As Stoll explains, while low-wage workers might once have found work and affordable housing in cities, today they are being squeezed out by gentrifying city neighborhoods where a majority of jobs go to high-skill knowledge workers. To pursue appropriately skilled jobs, low-wage workers must look to the suburbs. “Low-income individuals’ economic opportunity is constrained because their residential opportunities are usually going to be geographically far from where the properly skilled matched job opportunities [are] in the suburbs, so, they’re harmed in those ways.”
While the changing nature of work is often spoken of in terms of headcount or technical innovations, it also has a real estate dimension, as Stoll relates. Low-skill jobs such as retail often concentrate in the suburbs, both because the lower cost of land in the suburbs is conducive to these industries (think of the square footage of big-box stores) and also because in industries like retail consumers demand local service. “We have concomitant growth in these kind of low-skill and middle-skill jobs, which is disproportionate relative to high-skilled jobs in the extent to which they suburbanize,” he says. For this reason, and because many municipalities favor single-family housing development and have restrictions on building height, Stoll explains, “you get concentration of tall buildings in city centers, which are dominated by high-knowledge industries that don’t require a lot of space.” But while higher-skill workers can afford trade-offs such as commute time for bigger houses (in other words, work in cities and reside in suburbs), the lesser financial resources of low-skill workers means that their “housing choices are limited to low-income cities or lower-income older suburbs, which are also far from where these high-growth areas are.”
These are the kind of economically stagnant older suburbs that have increasingly garnered coverage of the suburbanization of poverty in recent years.

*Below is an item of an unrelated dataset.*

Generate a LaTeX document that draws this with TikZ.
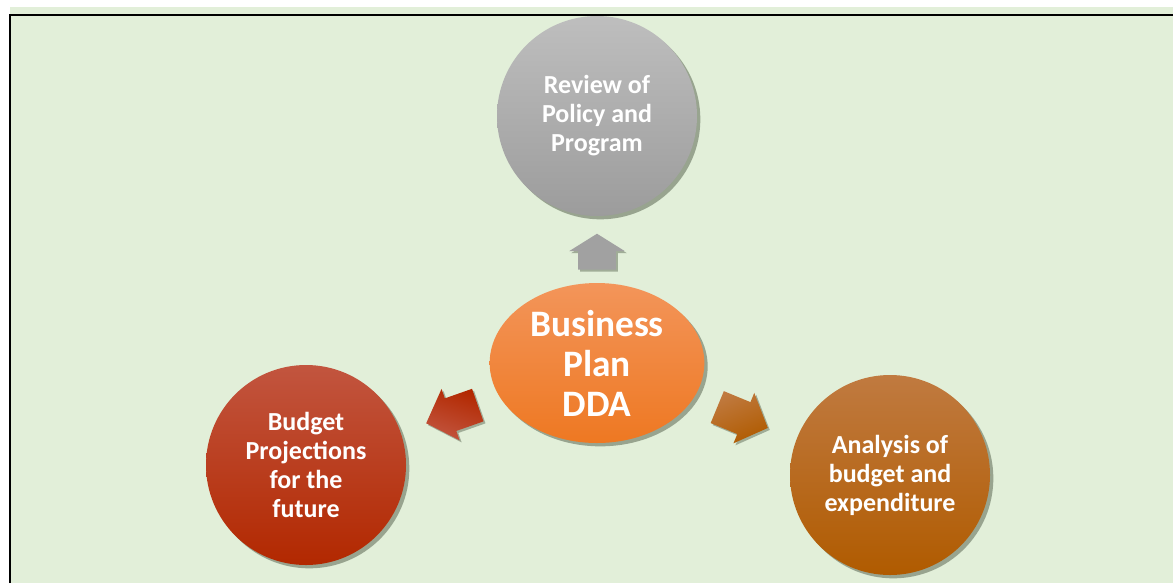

One piece last year in Al Jazeera America, for example, illustrated how the lack of public transportation options in these suburbs made workers less able to react to opportunities on short notice; a piece in Time captured how even when retail jobs do exist in primarily lower-income suburbs, those suburbs are plagued by a lack of safety nets and social programs in comparison with urban areas.
Stoll says that the solution to the new geography of opportunity is housing policy first, and then transportation policy. “We need to think creatively about how you also provide multi-family housing that allows lower- and middle-income people to be able to locate where these low-skill job opportunities are disproportionately located. The problem with job sprawl for low-income individuals [is] that [it] is really hard to find an efficient transportation system that’s cost-effective to get people from low-income suburbs in central cities to high-income suburbs,” says Stoll “It’s either going to cost a lot per person for a more flexible system, or it’s going to cost a lot in time to move people by public transit to these areas.”
The coverage of the suburbanization of poverty in the last few years suggests other measures, such as rethinking the balance of social support programs between cities and suburbs, merit consideration. Adding that the soaring cost of living in cities poses a challenge for moderate-income earners as well, Stoll urges new thinking in regional terms. “In order for everybody to move ahead economically, everybody has to have a place and a role in that economy and be able to locate housing choices near where they work and limit the cost on families. If we did that, I think we’d be on our way to developing more economically healthy cities and metropolitan areas.”